Premier Wen’s recent attack on the Chinese banking system last month has highlighted what was already a very interesting debate on Chinese banks and the Chinese financial system. There is a growing sense that the Chinese banking system is deeply flawed and needs to be reformed.

But why should China reform its banking – hasn’t the financial system been a key component of China’s economic success in the past three decades? Just as importantly, what does financial reform mean – what kind of changes would need to be implemented for a real reform to have occurred?

Before addressing these questions we should be clear that there is no meaningful difference between China’s banking system and its financial system. Commercial banks dominate the country’s financial system and they largely determine pricing even in the informal banking system and in non-bank financial institutions. It also seems pretty clear that much of the funding within that ambiguous thing called the informal banking sector originates in the commercial banks.
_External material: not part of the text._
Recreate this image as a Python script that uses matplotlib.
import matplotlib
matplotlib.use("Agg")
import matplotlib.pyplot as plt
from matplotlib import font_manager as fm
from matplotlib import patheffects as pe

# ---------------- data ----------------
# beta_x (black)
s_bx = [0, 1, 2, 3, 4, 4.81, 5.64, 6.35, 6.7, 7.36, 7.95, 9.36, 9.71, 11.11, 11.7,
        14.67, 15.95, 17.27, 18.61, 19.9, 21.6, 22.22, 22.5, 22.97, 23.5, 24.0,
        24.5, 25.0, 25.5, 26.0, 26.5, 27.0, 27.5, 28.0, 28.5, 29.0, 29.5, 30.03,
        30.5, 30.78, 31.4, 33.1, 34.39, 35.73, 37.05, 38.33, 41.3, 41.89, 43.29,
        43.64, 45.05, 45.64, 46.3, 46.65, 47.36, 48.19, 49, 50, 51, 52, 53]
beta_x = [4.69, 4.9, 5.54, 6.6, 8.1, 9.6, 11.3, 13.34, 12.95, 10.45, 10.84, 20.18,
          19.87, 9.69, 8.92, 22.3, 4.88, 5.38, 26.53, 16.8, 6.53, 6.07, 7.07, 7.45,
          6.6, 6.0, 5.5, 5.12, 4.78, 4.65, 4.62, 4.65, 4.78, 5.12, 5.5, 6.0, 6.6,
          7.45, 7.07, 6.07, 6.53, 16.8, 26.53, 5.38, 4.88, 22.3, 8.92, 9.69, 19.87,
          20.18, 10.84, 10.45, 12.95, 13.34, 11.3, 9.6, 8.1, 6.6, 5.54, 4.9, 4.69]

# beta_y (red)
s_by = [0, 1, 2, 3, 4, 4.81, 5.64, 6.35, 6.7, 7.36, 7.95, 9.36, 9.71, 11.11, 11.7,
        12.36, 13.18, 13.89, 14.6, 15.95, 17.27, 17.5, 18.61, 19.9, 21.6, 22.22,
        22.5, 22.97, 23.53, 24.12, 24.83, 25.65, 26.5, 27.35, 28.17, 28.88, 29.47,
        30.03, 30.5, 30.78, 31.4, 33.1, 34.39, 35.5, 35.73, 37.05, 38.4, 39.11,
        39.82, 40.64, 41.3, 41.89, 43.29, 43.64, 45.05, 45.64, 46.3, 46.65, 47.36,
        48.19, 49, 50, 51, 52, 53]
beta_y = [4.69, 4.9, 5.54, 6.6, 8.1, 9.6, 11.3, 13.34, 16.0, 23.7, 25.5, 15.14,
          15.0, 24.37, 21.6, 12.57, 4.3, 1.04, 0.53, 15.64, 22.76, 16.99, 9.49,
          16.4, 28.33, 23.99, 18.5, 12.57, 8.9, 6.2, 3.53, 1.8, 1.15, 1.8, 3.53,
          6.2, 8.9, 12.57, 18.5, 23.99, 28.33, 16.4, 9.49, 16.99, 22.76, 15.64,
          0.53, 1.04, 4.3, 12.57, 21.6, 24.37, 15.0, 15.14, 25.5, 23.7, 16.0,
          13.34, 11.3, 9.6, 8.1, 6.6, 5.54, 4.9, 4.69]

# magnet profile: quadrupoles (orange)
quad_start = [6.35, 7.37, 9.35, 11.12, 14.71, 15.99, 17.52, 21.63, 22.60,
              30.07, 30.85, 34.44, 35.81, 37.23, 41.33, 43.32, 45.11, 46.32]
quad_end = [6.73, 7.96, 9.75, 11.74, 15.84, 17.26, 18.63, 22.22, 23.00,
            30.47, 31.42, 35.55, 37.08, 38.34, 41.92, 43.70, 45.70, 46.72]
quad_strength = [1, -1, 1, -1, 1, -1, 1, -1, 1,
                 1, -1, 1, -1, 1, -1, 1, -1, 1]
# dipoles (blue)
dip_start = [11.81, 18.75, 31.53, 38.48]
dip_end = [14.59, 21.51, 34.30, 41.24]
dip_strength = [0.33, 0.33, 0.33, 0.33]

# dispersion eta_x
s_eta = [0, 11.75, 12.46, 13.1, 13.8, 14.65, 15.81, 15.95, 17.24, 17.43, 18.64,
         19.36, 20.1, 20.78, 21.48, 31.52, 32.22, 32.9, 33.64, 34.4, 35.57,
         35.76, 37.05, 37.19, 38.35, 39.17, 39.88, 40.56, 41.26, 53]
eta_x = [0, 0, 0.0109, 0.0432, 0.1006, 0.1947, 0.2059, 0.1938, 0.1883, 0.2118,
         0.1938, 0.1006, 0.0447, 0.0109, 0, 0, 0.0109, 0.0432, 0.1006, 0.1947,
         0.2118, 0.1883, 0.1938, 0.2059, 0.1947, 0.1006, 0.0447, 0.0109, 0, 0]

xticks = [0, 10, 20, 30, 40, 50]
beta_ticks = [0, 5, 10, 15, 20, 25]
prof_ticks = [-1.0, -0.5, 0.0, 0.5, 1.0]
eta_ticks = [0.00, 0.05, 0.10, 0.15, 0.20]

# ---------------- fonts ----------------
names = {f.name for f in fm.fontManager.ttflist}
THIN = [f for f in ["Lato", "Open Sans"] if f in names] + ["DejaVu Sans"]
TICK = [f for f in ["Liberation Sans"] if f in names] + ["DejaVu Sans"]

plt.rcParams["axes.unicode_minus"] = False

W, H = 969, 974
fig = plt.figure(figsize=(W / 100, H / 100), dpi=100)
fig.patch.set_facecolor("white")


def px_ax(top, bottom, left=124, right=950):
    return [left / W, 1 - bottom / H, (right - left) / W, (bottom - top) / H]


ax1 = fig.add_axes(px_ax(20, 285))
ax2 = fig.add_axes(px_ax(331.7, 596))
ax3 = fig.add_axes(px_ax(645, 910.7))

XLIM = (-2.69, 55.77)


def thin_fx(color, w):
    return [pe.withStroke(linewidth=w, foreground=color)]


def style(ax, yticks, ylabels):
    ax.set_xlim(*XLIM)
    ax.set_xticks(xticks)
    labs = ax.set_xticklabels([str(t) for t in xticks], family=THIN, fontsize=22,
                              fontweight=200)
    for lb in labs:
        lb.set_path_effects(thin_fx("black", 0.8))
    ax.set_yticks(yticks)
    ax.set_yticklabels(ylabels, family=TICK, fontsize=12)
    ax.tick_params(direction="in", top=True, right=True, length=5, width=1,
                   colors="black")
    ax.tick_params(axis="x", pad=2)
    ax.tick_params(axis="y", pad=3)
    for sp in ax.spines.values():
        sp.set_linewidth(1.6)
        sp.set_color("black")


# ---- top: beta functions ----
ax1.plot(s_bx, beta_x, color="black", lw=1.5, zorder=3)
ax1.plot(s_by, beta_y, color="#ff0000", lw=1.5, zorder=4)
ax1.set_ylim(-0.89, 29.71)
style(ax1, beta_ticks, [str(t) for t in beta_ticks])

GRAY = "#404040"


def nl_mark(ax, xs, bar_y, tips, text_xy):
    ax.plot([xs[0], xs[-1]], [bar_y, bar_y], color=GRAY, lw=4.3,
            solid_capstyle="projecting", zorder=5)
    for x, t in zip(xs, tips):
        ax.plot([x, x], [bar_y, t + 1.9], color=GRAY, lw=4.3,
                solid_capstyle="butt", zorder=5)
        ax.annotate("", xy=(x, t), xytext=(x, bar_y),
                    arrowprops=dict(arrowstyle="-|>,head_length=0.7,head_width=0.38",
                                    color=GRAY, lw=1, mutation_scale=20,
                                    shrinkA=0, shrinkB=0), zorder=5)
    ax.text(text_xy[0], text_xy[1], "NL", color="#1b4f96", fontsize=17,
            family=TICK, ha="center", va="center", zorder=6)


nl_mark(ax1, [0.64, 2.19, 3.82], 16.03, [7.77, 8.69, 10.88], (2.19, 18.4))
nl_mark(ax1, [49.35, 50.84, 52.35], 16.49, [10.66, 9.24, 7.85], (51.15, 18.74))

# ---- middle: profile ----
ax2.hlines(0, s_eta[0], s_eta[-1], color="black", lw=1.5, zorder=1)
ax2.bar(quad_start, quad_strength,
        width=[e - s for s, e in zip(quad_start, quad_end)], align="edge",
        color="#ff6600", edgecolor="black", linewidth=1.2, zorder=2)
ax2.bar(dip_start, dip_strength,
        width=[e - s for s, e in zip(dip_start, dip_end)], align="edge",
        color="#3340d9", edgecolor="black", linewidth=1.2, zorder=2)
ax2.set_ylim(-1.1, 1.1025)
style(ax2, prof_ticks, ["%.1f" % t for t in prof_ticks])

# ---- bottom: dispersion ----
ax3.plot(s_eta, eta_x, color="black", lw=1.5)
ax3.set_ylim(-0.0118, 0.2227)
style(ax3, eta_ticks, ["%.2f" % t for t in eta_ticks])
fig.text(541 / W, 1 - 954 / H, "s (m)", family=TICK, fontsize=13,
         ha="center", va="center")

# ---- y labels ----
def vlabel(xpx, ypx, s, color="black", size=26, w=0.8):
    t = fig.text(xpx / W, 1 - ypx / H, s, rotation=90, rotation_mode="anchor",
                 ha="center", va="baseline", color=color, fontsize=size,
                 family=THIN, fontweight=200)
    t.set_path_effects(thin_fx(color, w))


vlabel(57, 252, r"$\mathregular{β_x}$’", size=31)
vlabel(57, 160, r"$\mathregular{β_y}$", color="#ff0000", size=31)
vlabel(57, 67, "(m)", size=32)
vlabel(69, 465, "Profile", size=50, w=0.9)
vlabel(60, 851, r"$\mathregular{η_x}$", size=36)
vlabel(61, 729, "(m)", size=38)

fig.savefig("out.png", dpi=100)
For example SOE’s seem to be increasingly involved in financing activity, but they are probably doing so largely as a function of the “arbitrage” between the rates at which they can obtain funding from the banks and the rates at which they can lend.
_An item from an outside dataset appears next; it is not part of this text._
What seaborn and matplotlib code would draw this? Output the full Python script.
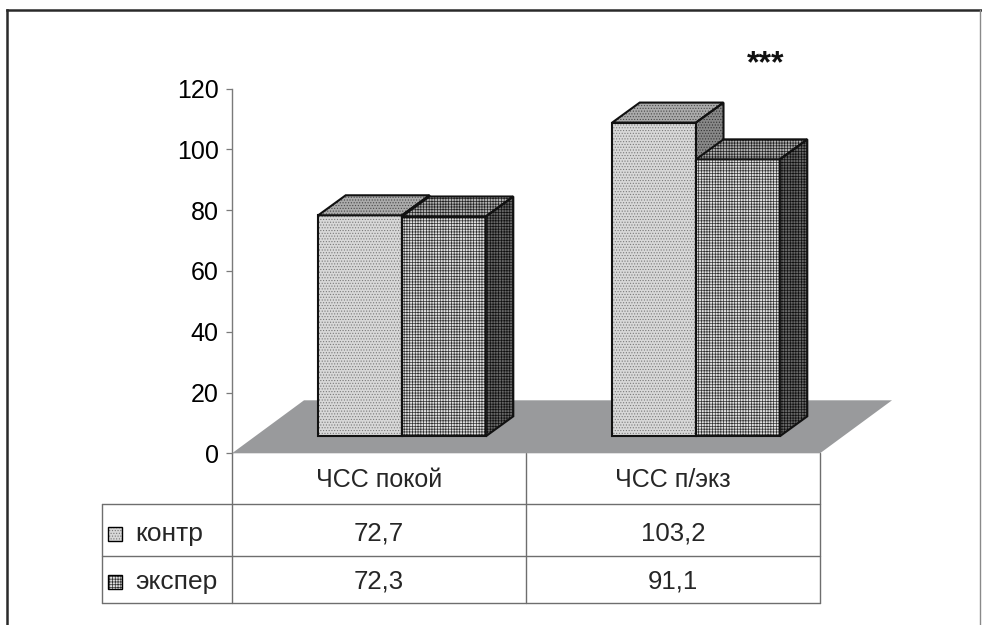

So China’s financial system is, for the most part, its commercial banks, and the key characteristic of the banking system is what we would call financial repression. What is a financially repressed system and why does it matter? In a recent paper (“Financial Repression Redux”, Finance & Development, June 2011) Carmen M. Reinhart, Jacob F. Kirkegaard and M. Belen Sbrancia described a financially repressed system this way:

Financial repression occurs when governments implement policies to channel to themselves funds that in a deregulated market environment would go elsewhere. Policies include directed lending to the government by captive domestic audiences (such as pension funds or domestic banks), explicit or implicit caps on interest rates, regulation of cross-border capital movements, and (generally) a tighter connection between government and banks, either explicitly through public ownership of some of the banks or through heavy “moral suasion.”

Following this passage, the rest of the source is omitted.